- **PROBLEM STATEMENT**
An exact copy of the records is required, minus the pictures they hold.

[Stored records]
• • • •
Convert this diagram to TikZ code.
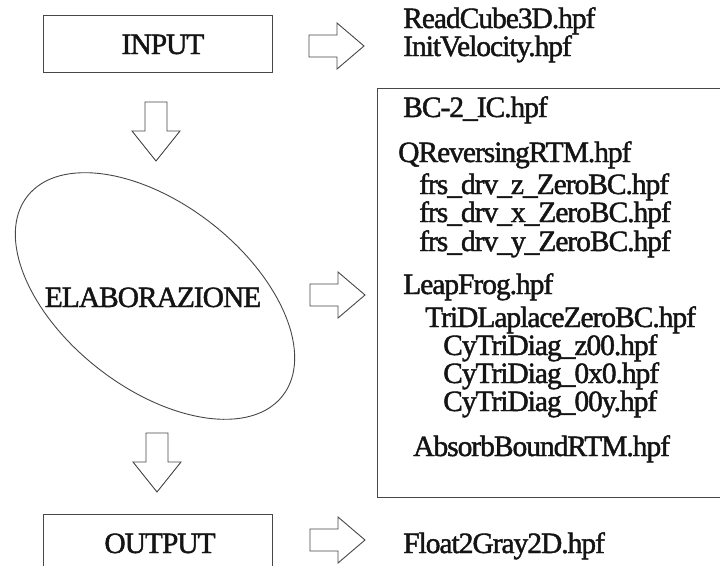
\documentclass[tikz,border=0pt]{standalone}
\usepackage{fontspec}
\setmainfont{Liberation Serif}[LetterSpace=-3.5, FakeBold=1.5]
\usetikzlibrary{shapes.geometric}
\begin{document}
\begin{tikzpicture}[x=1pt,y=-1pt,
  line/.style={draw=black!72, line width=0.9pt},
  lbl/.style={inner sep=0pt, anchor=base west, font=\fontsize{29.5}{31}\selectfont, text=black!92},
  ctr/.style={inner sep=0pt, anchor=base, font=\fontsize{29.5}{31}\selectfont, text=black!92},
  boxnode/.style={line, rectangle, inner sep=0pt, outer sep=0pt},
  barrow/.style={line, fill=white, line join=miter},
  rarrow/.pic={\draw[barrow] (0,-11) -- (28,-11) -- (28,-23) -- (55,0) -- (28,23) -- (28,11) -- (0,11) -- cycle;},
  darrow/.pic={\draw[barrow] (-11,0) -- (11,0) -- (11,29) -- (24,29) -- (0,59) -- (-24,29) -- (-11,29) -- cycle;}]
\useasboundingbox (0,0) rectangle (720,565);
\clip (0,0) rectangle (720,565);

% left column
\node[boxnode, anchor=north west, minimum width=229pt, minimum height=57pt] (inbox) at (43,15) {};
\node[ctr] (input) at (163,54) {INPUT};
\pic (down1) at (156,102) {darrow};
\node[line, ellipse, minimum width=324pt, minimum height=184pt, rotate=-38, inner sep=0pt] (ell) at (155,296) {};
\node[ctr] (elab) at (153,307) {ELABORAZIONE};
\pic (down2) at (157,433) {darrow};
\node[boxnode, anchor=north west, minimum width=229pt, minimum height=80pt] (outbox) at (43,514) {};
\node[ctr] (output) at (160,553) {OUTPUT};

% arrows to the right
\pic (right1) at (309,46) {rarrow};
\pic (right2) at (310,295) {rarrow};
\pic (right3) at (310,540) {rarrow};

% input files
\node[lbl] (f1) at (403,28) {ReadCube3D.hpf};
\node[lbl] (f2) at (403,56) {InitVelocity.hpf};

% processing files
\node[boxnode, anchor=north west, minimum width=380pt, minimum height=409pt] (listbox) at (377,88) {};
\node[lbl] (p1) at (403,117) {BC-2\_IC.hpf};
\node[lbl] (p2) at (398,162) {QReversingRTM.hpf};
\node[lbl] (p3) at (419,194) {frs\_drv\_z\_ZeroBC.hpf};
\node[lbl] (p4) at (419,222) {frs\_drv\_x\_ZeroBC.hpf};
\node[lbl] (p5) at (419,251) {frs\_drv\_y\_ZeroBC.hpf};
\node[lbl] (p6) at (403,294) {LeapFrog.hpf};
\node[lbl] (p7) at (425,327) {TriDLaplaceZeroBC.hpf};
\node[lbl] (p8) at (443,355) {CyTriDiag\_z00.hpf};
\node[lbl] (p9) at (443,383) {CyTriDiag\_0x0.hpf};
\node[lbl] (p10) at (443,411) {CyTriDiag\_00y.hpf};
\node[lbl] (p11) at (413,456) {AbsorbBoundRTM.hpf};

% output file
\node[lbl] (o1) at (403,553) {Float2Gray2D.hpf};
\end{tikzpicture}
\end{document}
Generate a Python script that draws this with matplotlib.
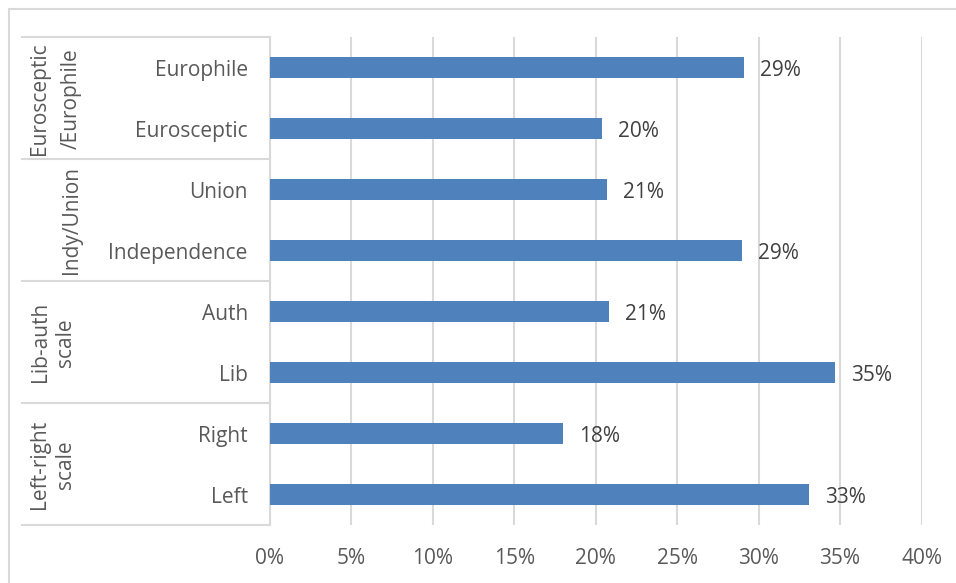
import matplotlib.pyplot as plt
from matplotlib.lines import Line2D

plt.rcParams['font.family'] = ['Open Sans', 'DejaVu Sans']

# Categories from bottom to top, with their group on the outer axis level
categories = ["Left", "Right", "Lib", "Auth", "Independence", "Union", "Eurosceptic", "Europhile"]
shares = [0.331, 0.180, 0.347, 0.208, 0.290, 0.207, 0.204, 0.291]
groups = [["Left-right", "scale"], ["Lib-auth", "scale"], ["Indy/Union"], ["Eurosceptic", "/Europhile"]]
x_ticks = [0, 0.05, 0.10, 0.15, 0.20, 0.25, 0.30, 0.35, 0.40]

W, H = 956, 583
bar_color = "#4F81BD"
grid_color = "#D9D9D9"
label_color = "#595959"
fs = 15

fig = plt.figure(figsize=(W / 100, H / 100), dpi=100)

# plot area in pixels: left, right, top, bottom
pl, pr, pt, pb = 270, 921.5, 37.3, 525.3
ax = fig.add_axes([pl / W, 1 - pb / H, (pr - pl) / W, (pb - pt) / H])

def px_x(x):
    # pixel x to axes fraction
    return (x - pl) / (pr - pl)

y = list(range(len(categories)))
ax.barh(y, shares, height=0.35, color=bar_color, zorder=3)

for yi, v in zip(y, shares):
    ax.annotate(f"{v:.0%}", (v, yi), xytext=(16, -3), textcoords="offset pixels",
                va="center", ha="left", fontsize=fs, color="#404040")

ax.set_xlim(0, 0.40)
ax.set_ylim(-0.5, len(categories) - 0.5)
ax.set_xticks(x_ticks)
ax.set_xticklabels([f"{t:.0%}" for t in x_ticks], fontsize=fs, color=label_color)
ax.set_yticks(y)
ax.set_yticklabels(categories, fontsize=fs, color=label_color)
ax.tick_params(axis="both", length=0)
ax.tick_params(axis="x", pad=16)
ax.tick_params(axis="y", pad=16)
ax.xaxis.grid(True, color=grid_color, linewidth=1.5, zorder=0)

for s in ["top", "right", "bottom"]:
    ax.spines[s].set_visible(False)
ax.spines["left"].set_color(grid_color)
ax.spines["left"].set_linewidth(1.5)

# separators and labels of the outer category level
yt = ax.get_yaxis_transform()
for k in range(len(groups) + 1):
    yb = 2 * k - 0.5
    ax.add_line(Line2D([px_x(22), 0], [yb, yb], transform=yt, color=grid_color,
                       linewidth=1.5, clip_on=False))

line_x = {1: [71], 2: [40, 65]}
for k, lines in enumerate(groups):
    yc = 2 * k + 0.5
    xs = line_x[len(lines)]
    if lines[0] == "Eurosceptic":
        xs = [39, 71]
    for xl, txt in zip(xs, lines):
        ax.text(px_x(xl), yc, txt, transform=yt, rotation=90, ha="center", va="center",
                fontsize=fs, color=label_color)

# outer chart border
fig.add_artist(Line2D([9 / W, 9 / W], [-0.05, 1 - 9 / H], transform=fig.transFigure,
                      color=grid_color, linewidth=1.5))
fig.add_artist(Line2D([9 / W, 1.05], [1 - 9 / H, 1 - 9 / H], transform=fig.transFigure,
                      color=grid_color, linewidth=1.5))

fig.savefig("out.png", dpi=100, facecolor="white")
• • • •
- **RESPONSE TO THIS TASK**
Convert this diagram to TikZ code.
\documentclass[tikz,border=0pt]{standalone}
\usepackage{fontspec}
\setmainfont{Liberation Serif}[LetterSpace=-3.5, FakeBold=1.5]
\usetikzlibrary{shapes.geometric}
\begin{document}
\begin{tikzpicture}[x=1pt,y=-1pt,
  line/.style={draw=black!72, line width=0.9pt},
  lbl/.style={inner sep=0pt, anchor=base west, font=\fontsize{29.5}{31}\selectfont, text=black!92},
  ctr/.style={inner sep=0pt, anchor=base, font=\fontsize{29.5}{31}\selectfont, text=black!92},
  boxnode/.style={line, rectangle, inner sep=0pt, outer sep=0pt},
  barrow/.style={line, fill=white, line join=miter},
  rarrow/.pic={\draw[barrow] (0,-11) -- (28,-11) -- (28,-23) -- (55,0) -- (28,23) -- (28,11) -- (0,11) -- cycle;},
  darrow/.pic={\draw[barrow] (-11,0) -- (11,0) -- (11,29) -- (24,29) -- (0,59) -- (-24,29) -- (-11,29) -- cycle;}]
\useasboundingbox (0,0) rectangle (720,565);
\clip (0,0) rectangle (720,565);

% left column
\node[boxnode, anchor=north west, minimum width=229pt, minimum height=57pt] (inbox) at (43,15) {};
\node[ctr] (input) at (163,54) {INPUT};
\pic (down1) at (156,102) {darrow};
\node[line, ellipse, minimum width=324pt, minimum height=184pt, rotate=-38, inner sep=0pt] (ell) at (155,296) {};
\node[ctr] (elab) at (153,307) {ELABORAZIONE};
\pic (down2) at (157,433) {darrow};
\node[boxnode, anchor=north west, minimum width=229pt, minimum height=80pt] (outbox) at (43,514) {};
\node[ctr] (output) at (160,553) {OUTPUT};

% arrows to the right
\pic (right1) at (309,46) {rarrow};
\pic (right2) at (310,295) {rarrow};
\pic (right3) at (310,540) {rarrow};

% input files
\node[lbl] (f1) at (403,28) {ReadCube3D.hpf};
\node[lbl] (f2) at (403,56) {InitVelocity.hpf};

% processing files
\node[boxnode, anchor=north west, minimum width=380pt, minimum height=409pt] (listbox) at (377,88) {};
\node[lbl] (p1) at (403,117) {BC-2\_IC.hpf};
\node[lbl] (p2) at (398,162) {QReversingRTM.hpf};
\node[lbl] (p3) at (419,194) {frs\_drv\_z\_ZeroBC.hpf};
\node[lbl] (p4) at (419,222) {frs\_drv\_x\_ZeroBC.hpf};
\node[lbl] (p5) at (419,251) {frs\_drv\_y\_ZeroBC.hpf};
\node[lbl] (p6) at (403,294) {LeapFrog.hpf};
\node[lbl] (p7) at (425,327) {TriDLaplaceZeroBC.hpf};
\node[lbl] (p8) at (443,355) {CyTriDiag\_z00.hpf};
\node[lbl] (p9) at (443,383) {CyTriDiag\_0x0.hpf};
\node[lbl] (p10) at (443,411) {CyTriDiag\_00y.hpf};
\node[lbl] (p11) at (413,456) {AbsorbBoundRTM.hpf};

% output file
\node[lbl] (o1) at (403,553) {Float2Gray2D.hpf};
\end{tikzpicture}
\end{document}
Generate a Python script that draws this with matplotlib.
import matplotlib.pyplot as plt
from matplotlib.lines import Line2D

plt.rcParams['font.family'] = ['Open Sans', 'DejaVu Sans']

# Categories from bottom to top, with their group on the outer axis level
categories = ["Left", "Right", "Lib", "Auth", "Independence", "Union", "Eurosceptic", "Europhile"]
shares = [0.331, 0.180, 0.347, 0.208, 0.290, 0.207, 0.204, 0.291]
groups = [["Left-right", "scale"], ["Lib-auth", "scale"], ["Indy/Union"], ["Eurosceptic", "/Europhile"]]
x_ticks = [0, 0.05, 0.10, 0.15, 0.20, 0.25, 0.30, 0.35, 0.40]

W, H = 956, 583
bar_color = "#4F81BD"
grid_color = "#D9D9D9"
label_color = "#595959"
fs = 15

fig = plt.figure(figsize=(W / 100, H / 100), dpi=100)

# plot area in pixels: left, right, top, bottom
pl, pr, pt, pb = 270, 921.5, 37.3, 525.3
ax = fig.add_axes([pl / W, 1 - pb / H, (pr - pl) / W, (pb - pt) / H])

def px_x(x):
    # pixel x to axes fraction
    return (x - pl) / (pr - pl)

y = list(range(len(categories)))
ax.barh(y, shares, height=0.35, color=bar_color, zorder=3)

for yi, v in zip(y, shares):
    ax.annotate(f"{v:.0%}", (v, yi), xytext=(16, -3), textcoords="offset pixels",
                va="center", ha="left", fontsize=fs, color="#404040")

ax.set_xlim(0, 0.40)
ax.set_ylim(-0.5, len(categories) - 0.5)
ax.set_xticks(x_ticks)
ax.set_xticklabels([f"{t:.0%}" for t in x_ticks], fontsize=fs, color=label_color)
ax.set_yticks(y)
ax.set_yticklabels(categories, fontsize=fs, color=label_color)
ax.tick_params(axis="both", length=0)
ax.tick_params(axis="x", pad=16)
ax.tick_params(axis="y", pad=16)
ax.xaxis.grid(True, color=grid_color, linewidth=1.5, zorder=0)

for s in ["top", "right", "bottom"]:
    ax.spines[s].set_visible(False)
ax.spines["left"].set_color(grid_color)
ax.spines["left"].set_linewidth(1.5)

# separators and labels of the outer category level
yt = ax.get_yaxis_transform()
for k in range(len(groups) + 1):
    yb = 2 * k - 0.5
    ax.add_line(Line2D([px_x(22), 0], [yb, yb], transform=yt, color=grid_color,
                       linewidth=1.5, clip_on=False))

line_x = {1: [71], 2: [40, 65]}
for k, lines in enumerate(groups):
    yc = 2 * k + 0.5
    xs = line_x[len(lines)]
    if lines[0] == "Eurosceptic":
        xs = [39, 71]
    for xl, txt in zip(xs, lines):
        ax.text(px_x(xl), yc, txt, transform=yt, rotation=90, ha="center", va="center",
                fontsize=fs, color=label_color)

# outer chart border
fig.add_artist(Line2D([9 / W, 9 / W], [-0.05, 1 - 9 / H], transform=fig.transFigure,
                      color=grid_color, linewidth=1.5))
fig.add_artist(Line2D([9 / W, 1.05], [1 - 9 / H, 1 - 9 / H], transform=fig.transFigure,
                      color=grid_color, linewidth=1.5))

fig.savefig("out.png", dpi=100, facecolor="white")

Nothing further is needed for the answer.